Getting a shot is important when one understands the micro-messages sent that you don't belong. "I remember the make-up artists didn't know how to do my make-up when I began acting." She didn't know how to deal with it. "I was young, 16, and vulnerable, not knowing how to say, 'I don't think this really looks right for my face.'" 

This is relevant because in Killing Eve her character appears to have a naked face which is important for the rawness of the character. "I just feel so responsible to uphold the truthfulness of Eve, I want her to look as vulnerable as possible. My make-up artist is half Japanese, so understands my face and skin."

Killing Eve has a John Le Carré feel, with a female sensibility - a contributing factor Oh attributes to the show's success. "When we actually hear a new fresh voice, we want it, we're missing it. We might not even be aware that we've just been listening to the same voice over and over and over again, and frankly, that is the white male experience.

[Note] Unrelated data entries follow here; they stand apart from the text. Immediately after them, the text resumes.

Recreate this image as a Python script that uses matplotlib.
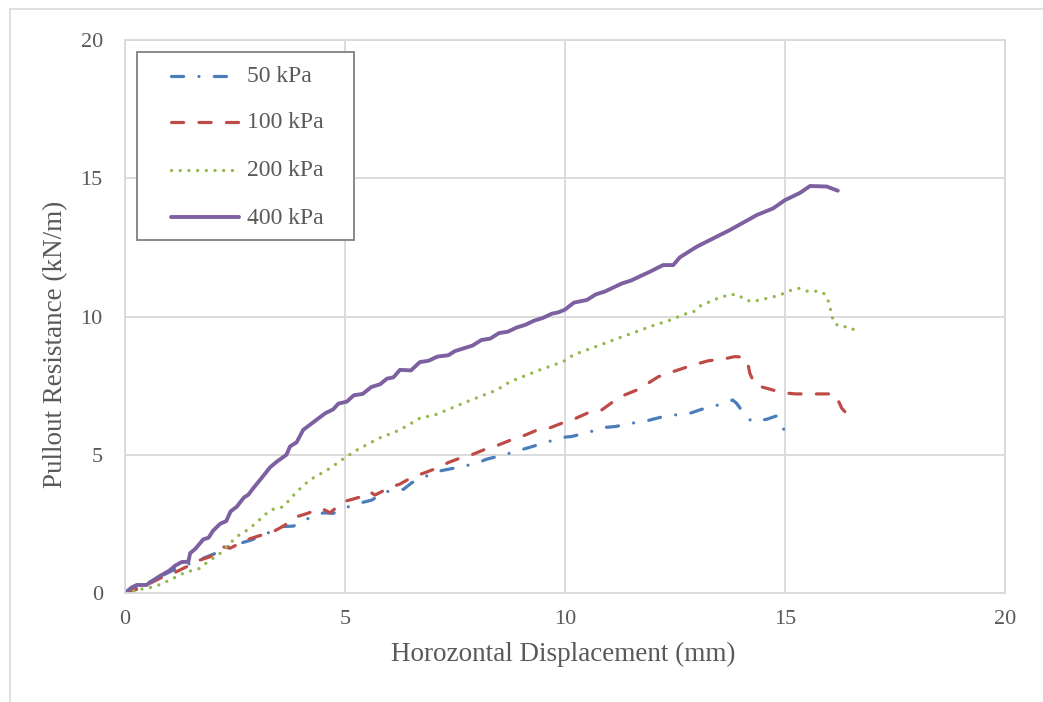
import matplotlib
matplotlib.use("Agg")
import matplotlib.pyplot as plt
from matplotlib.patches import Rectangle
from matplotlib.lines import Line2D

plt.rcParams["font.family"] = ["Liberation Serif", "DejaVu Serif"]

# Pullout test curves: horizontal displacement (mm) vs pullout resistance (kN/m)
disp_50 = [0.0, 0.49, 0.87, 1.10, 1.48, 1.86, 2.05, 2.23, 2.88, 3.26, 3.52, 3.83, 4.17, 4.51,
           4.73, 5.08, 5.38, 5.61, 5.91, 6.33, 6.52, 6.74, 7.08, 7.65, 7.99, 8.22, 8.60, 8.94,
           9.20, 9.55, 9.96, 10.15, 10.53, 10.91, 11.14, 11.52, 11.89, 12.16, 12.50, 12.84,
           13.10, 13.48, 13.81, 13.90, 14.01, 14.24, 14.58, 14.80, 14.85, 15.00]
res_50 = [0.0, 0.35, 0.65, 0.83, 1.07, 1.31, 1.43, 1.62, 1.92, 2.18, 2.40, 2.42, 2.70, 2.90,
          2.88, 3.12, 3.27, 3.36, 3.66, 3.75, 3.99, 4.15, 4.39, 4.57, 4.69, 4.84, 4.99, 5.15,
          5.27, 5.44, 5.63, 5.66, 5.81, 5.99, 6.02, 6.14, 6.24, 6.35, 6.44, 6.50,
          6.64, 6.80, 6.98, 6.86, 6.62, 6.20, 6.28, 6.40, 6.32, 5.83]

disp_100 = [0.0, 0.34, 0.64, 0.87, 1.17, 1.40, 1.70, 1.93, 2.23, 2.39, 2.76, 2.99, 3.37, 3.60,
            3.90, 4.09, 4.47, 4.66, 4.96, 5.19, 5.49, 5.57, 5.68, 6.02, 6.25, 6.55, 6.78, 7.08,
            7.35, 7.65, 7.88, 8.22, 8.48, 8.83, 9.05, 9.36, 9.62, 9.96, 10.19, 10.53, 10.80,
            11.06, 11.29, 11.63, 11.82, 12.12, 12.35, 12.69, 12.92, 13.26, 13.56, 13.86, 14.05,
            14.14, 14.20, 14.32, 14.66, 14.92, 15.23, 15.53, 15.87, 16.14, 16.17, 16.29, 16.36]
res_100 = [0.0, 0.17, 0.41, 0.59, 0.77, 0.95, 1.19, 1.31, 1.67, 1.62, 1.92, 2.04, 2.22, 2.42,
           2.76, 2.85, 3.06, 2.90, 3.30, 3.40, 3.54, 3.66, 3.54, 3.82, 3.94, 4.21, 4.33, 4.51,
           4.72, 4.90, 5.00, 5.22, 5.35, 5.57, 5.68, 5.89, 5.95, 6.16, 6.28, 6.52, 6.58,
           6.88, 7.12, 7.34, 7.52, 7.82, 7.95, 8.13, 8.25, 8.40, 8.45, 8.55, 8.53,
           8.43, 7.95, 7.52, 7.37, 7.25, 7.20, 7.20, 7.20, 7.20, 7.10, 6.68, 6.56]

disp_200 = [0.0, 0.34, 0.68, 1.02, 1.36, 1.70, 1.86, 2.16, 2.54, 2.84, 3.30, 3.60, 3.90, 4.20,
            4.66, 4.92, 5.27, 5.76, 6.25, 6.70, 7.08, 7.23, 7.77, 8.45, 8.75, 9.43, 9.96, 10.19,
            11.10, 12.00, 12.39, 12.73, 12.92, 13.07, 13.41, 13.75, 13.94, 14.09, 14.27, 14.62,
            14.81, 14.98, 15.15, 15.33, 15.49, 15.68, 15.87, 15.97, 16.02, 16.06, 16.12, 16.27,
            16.45, 16.61]
res_200 = [0.0, 0.13, 0.23, 0.47, 0.74, 0.89, 1.10, 1.43, 2.04, 2.34, 3.00, 3.12, 3.66, 4.09,
           4.51, 4.81, 5.17, 5.59, 5.90, 6.32, 6.46, 6.56, 6.92, 7.34, 7.64, 8.07, 8.37, 8.61,
           9.15, 9.67, 9.87, 10.09, 10.17, 10.38, 10.62, 10.80, 10.78, 10.60, 10.54, 10.67,
           10.74, 10.84, 10.96, 11.02, 10.92, 10.92, 10.86, 10.62, 10.36, 10.05, 9.75, 9.63,
           9.63, 9.48]

disp_400 = [0.0, 0.15, 0.27, 0.49, 0.60, 0.80, 1.00, 1.15, 1.29, 1.44, 1.48, 1.60, 1.78, 1.90,
            2.00, 2.16, 2.30, 2.40, 2.54, 2.70, 2.80, 2.92, 3.10, 3.30, 3.45, 3.67, 3.75, 3.90,
            4.05, 4.30, 4.55, 4.73, 4.85, 5.04, 5.20, 5.40, 5.60, 5.80, 5.95, 6.10, 6.25, 6.50,
            6.70, 6.90, 7.10, 7.35, 7.50, 7.70, 7.90, 8.10, 8.30, 8.50, 8.70, 8.90, 9.10, 9.30,
            9.50, 9.70, 9.85, 10.00, 10.20, 10.50, 10.70, 10.90, 11.10, 11.30, 11.50, 11.70,
            11.93, 12.23, 12.46, 12.61, 12.69, 12.99, 13.30, 13.75, 14.36, 14.73, 15.00, 15.34,
            15.57, 15.95, 16.20]
res_400 = [0.0, 0.20, 0.29, 0.29, 0.42, 0.62, 0.80, 1.00, 1.12, 1.13, 1.44, 1.60, 1.94, 2.00,
           2.25, 2.50, 2.60, 2.95, 3.12, 3.45, 3.55, 3.80, 4.15, 4.55, 4.75, 5.00, 5.30, 5.45,
           5.90, 6.20, 6.50, 6.64, 6.85, 6.92, 7.15, 7.20, 7.45, 7.55, 7.75, 7.80, 8.07, 8.05,
           8.35, 8.40, 8.55, 8.60, 8.75, 8.85, 8.95, 9.15, 9.20, 9.40, 9.45, 9.60, 9.70, 9.85,
           9.95, 10.10, 10.15, 10.25, 10.50, 10.60, 10.80, 10.90, 11.05, 11.20, 11.30, 11.45,
           11.62, 11.86, 11.86, 12.14, 12.22, 12.52, 12.77, 13.13, 13.67, 13.91, 14.21, 14.47,
           14.72, 14.70, 14.55]

labels = ["50 kPa", "100 kPa", "200 kPa", "400 kPa"]
ticks = [0, 5, 10, 15, 20]

grey_text = "#595959"
grid_grey = "#d9d9d9"

W, H = 1043, 702
fig = plt.figure(figsize=(W / 100, H / 100), dpi=100)
ax = fig.add_axes([125 / W, 1 - 593 / H, 880 / W, 553 / H])


def fx(px):
    return px / W


def fy(py):
    return 1 - py / H


# outer chart-area frame
fig.patches.append(Rectangle((fx(10), -0.05), 1.1, fy(9) + 0.05,
                             transform=fig.transFigure, fill=False,
                             edgecolor=grid_grey, linewidth=1.2, zorder=0))

styles = [
    dict(color="#4A7EBB", lw=2.3, dashes=(3.8, 4.8, 0.01, 4.8),
         dash_capstyle="round", solid_capstyle="round"),
    dict(color="#BE4B48", lw=2.3, dashes=(3.8, 4.8), dash_capstyle="round"),
    dict(color="#94B84E", lw=2.4, dashes=(0.01, 2.6), dash_capstyle="round"),
    dict(color="#7D60A0", lw=2.8, solid_capstyle="round"),
]
series = [(disp_50, res_50), (disp_100, res_100), (disp_200, res_200), (disp_400, res_400)]

for (xs, ys), st, lab in zip(series, styles, labels):
    ax.plot(xs, ys, label=lab, **st)

ax.set_xlim(0, 20)
ax.set_ylim(0, 20)
ax.set_xticks(ticks)
ax.set_yticks(ticks)
ax.grid(True, color=grid_grey, linewidth=1.3)
ax.set_axisbelow(True)
for sp in ax.spines.values():
    sp.set_color(grid_grey)
    sp.set_linewidth(1.3)
ax.tick_params(length=0, labelsize=16, labelcolor=grey_text)
ax.tick_params(axis="y", pad=16)
ax.tick_params(axis="x", pad=12)

ax.set_xlabel("Horozontal Displacement (mm)", fontsize=19.5, color=grey_text)
ax.set_ylabel("Pullout Resistance (kN/m)", fontsize=19.5, color=grey_text)
ax.xaxis.set_label_coords(0.498, (593 - 642) / 553)
ax.yaxis.set_label_coords((68 - 125) / 880, (593 - 344) / 553)

# legend box with sample lines and labels
fig.patches.append(Rectangle((fx(137), fy(240)), fx(354) - fx(137), fy(52) - fy(240),
                             transform=fig.transFigure, facecolor="white",
                             edgecolor="#808080", linewidth=1.3, zorder=5))
row_y = [76, 122, 170, 217]
for yy, st, lab in zip(row_y, styles, labels):
    fig.add_artist(Line2D([fx(171), fx(239)], [fy(yy), fy(yy)],
                          transform=fig.transFigure, zorder=6, **st))
    fig.text(fx(247), fy(yy + 1), lab, fontsize=17, color=grey_text,
             ha="left", va="center", zorder=7)

fig.savefig("out.png", dpi=100)
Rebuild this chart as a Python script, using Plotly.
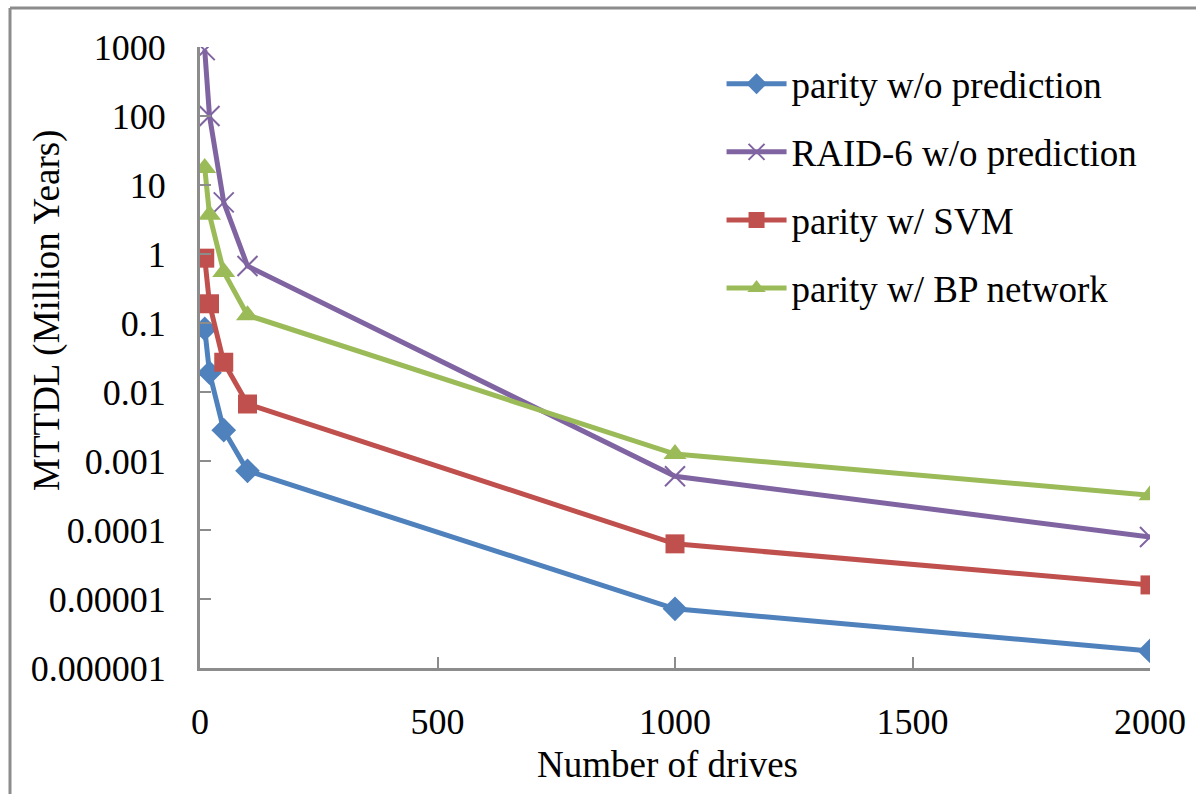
import plotly.graph_objects as go

drives = [10, 20, 50, 100, 1000, 2000]
parity_wo = [0.082, 0.019, 0.0028, 0.00072, 7.2e-6, 1.77e-6]
raid6_wo = [900, 100, 5.6, 0.67, 6.0e-4, 7.9e-5]
parity_svm = [0.87, 0.19, 0.027, 0.0067, 6.3e-5, 1.6e-5]
parity_bp = [17.7, 3.7, 0.55, 0.13, 1.26e-3, 3.2e-4]

names = ["parity w/o prediction", "RAID-6 w/o prediction", "parity w/ SVM", "parity w/ BP network"]
colors = ["#4F81BD", "#8064A2", "#C0504D", "#9BBB59"]
symbols = ["diamond", "x-thin", "square", "triangle-up"]
sizes = [19, 20, 19, 20]
series = [parity_wo, raid6_wo, parity_svm, parity_bp]

x_title = "Number of drives"
y_title = "MTTDL (Million Years)"

FONT = "Liberation Serif, Times New Roman, serif"

fig = go.Figure()
for i, (n, c, s, sz, ys) in enumerate(zip(names, colors, symbols, sizes, series)):
    marker = dict(symbol=s, size=sz, color=c)
    if s == "x-thin":
        marker["line"] = dict(color=c, width=2)
    fig.add_trace(go.Scatter(
        x=drives, y=ys, name=n, mode="lines+markers",
        line=dict(color=c, width=5), marker=marker, legendgroup=str(i),
    ))

fig.update_layout(
    width=1196, height=794,
    margin=dict(l=200, r=46, t=47, b=126),
    paper_bgcolor="white", plot_bgcolor="white",
    font=dict(family=FONT, size=36, color="black"),
    showlegend=True,
    legend=dict(x=0.549, y=0.99, xanchor="left", yanchor="top",
                font=dict(family=FONT, size=37), tracegroupgap=17,
                bgcolor="rgba(0,0,0,0)", itemwidth=60),
)
fig.update_xaxes(
    range=[0, 2000], tickvals=[0, 500, 1000, 1500, 2000],
    showgrid=False, zeroline=False, showline=True, linecolor="#8C8C8C", linewidth=3,
    ticks="inside", ticklen=11, tickwidth=2, tickcolor="#8C8C8C",
    ticklabelstandoff=20, automargin=False,
)
ytv = [1e-6, 1e-5, 1e-4, 1e-3, 1e-2, 1e-1, 1, 10, 100, 1000]
ytt = ["0.000001", "0.00001", "0.0001", "0.001", "0.01", "0.1", "1", "10", "100", "1000"]
fig.update_yaxes(
    type="log", range=[-6, 3], tickvals=ytv, ticktext=ytt,
    showgrid=False, zeroline=False, showline=True, linecolor="#8C8C8C", linewidth=3,
    ticks="inside", ticklen=11, tickwidth=2, tickcolor="#8C8C8C",
    ticklabelstandoff=24, automargin=False,
)
fig.add_annotation(text=x_title, xref="paper", yref="paper", x=0.492, y=-0.156,
                   xanchor="center", yanchor="middle", showarrow=False,
                   font=dict(family=FONT, size=37, color="black"))
fig.add_annotation(text=y_title, xref="paper", yref="paper", x=-0.161, y=0.575,
                   xanchor="center", yanchor="middle", showarrow=False, textangle=-90,
                   font=dict(family=FONT, size=37, color="black"))
# outer frame (top and left edges)
fig.add_shape(type="line", xref="paper", yref="paper", x0=-0.2, x1=1.1, y0=1.0628, y1=1.0628,
              line=dict(color="#8C8C8C", width=3))
fig.add_shape(type="line", xref="paper", yref="paper", x0=-0.2, x1=-0.2, y0=1.0628, y1=-0.3,
              line=dict(color="#8C8C8C", width=3))

fig.write_html("out.html")
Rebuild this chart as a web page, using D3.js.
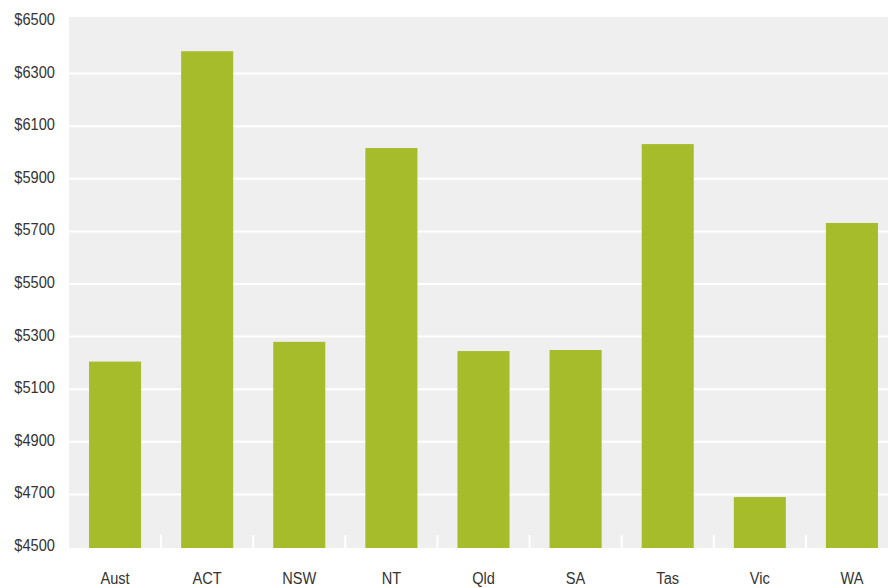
<!DOCTYPE html>
<html>
<head>
<meta charset="utf-8">
<script src="https://cdn.jsdelivr.net/npm/d3@7"></script>
<style>
  body { margin: 0; background: #fff; }
  text { font-family: "Liberation Sans Narrow", "Arial Narrow", "Liberation Sans", sans-serif; fill: #333; }
</style>
</head>
<body>
<div id="chart"></div>
<script>
var states = ['Aust', 'ACT', 'NSW', 'NT', 'Qld', 'SA', 'Tas', 'Vic', 'WA'];
var costs = [5205, 6385, 5280, 6017, 5245, 5249, 6032, 4690, 5732];
var yTicks = [4500, 4700, 4900, 5100, 5300, 5500, 5700, 5900, 6100, 6300, 6500];

document.addEventListener('DOMContentLoaded', function(e) {
  var width = 888, height = 588;
  var left = 69, top = 17, bottom = 548, right = 898;
  var squeeze = 0.86; // fake a condensed face

  var svg = d3.select('#chart').append('svg')
              .attr('width', width)
              .attr('height', height);

  // plot background
  svg.append('rect')
     .attr('x', left)
     .attr('y', top)
     .attr('width', right - left)
     .attr('height', bottom - top)
     .attr('fill', '#efefef');

  var x = d3.scaleBand().domain(states).range([left, right]).paddingInner(0.435).paddingOuter(0.2175);
  var y = d3.scaleLinear().domain([4500, 6500]).range([547, 21]);

  // white gridlines
  svg.selectAll('.grid')
     .data(yTicks.slice(1, -1))
     .enter().append('line')
     .attr('x1', left).attr('x2', right)
     .attr('y1', function(d) { return y(d); })
     .attr('y2', function(d) { return y(d); })
     .attr('stroke', '#fff')
     .attr('stroke-width', 2);

  // bars
  svg.selectAll('.bar')
     .data(costs)
     .enter().append('rect')
     .attr('x', function(d, i) { return x(states[i]); })
     .attr('width', x.bandwidth())
     .attr('y', function(d) { return y(d); })
     .attr('height', function(d) { return bottom - y(d); })
     .attr('fill', '#a6bc2b');

  // small white ticks between categories
  var step = x.step();
  svg.selectAll('.sep')
     .data(states.slice(1))
     .enter().append('line')
     .attr('x1', function(d) { return x(d) - (step - x.bandwidth()) / 2; })
     .attr('x2', function(d) { return x(d) - (step - x.bandwidth()) / 2; })
     .attr('y1', bottom - 13)
     .attr('y2', bottom)
     .attr('stroke', '#fff')
     .attr('stroke-width', 2);

  // y labels
  svg.selectAll('.ylab')
     .data(yTicks)
     .enter().append('text')
     .attr('transform', function(d) { return 'translate(55,' + (y(d) - 2) + ') scale(' + squeeze + ',1)'; })
     .attr('dy', '0.35em')
     .attr('text-anchor', 'end')
     .style('font-size', '17px')
     .text(function(d) { return '$' + d; });

  // x labels
  svg.selectAll('.xlab')
     .data(states)
     .enter().append('text')
     .attr('transform', function(d) { return 'translate(' + (x(d) + x.bandwidth() / 2) + ',584) scale(' + squeeze + ',1)'; })
     .attr('text-anchor', 'middle')
     .style('font-size', '17px')
     .text(function(d) { return d; });
});
</script>
</body>
</html>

"But in support of the new fresh voice? It's exactly where I want to be and who I want to be aligned with."

With all the talk of work and breaking barriers, Oh is deliberate about how she spends her downtime. To counteract her character's intensity, she has "a woman who does body work on me because it's important to get that stuff out".

"I spend a lot of time in the garden and with nature. I don't watch the news, but I definitely read my newsfeed daily, and I love musicals. I could probably quote all of Singing in the Rain and Casablanca. That is my happy place. I love old black-and-white films, the old storytelling of classic Hollywood … As much as I feel like I'm a part of the new Hollywood wave, I love the old stuff. There's so much joy in it."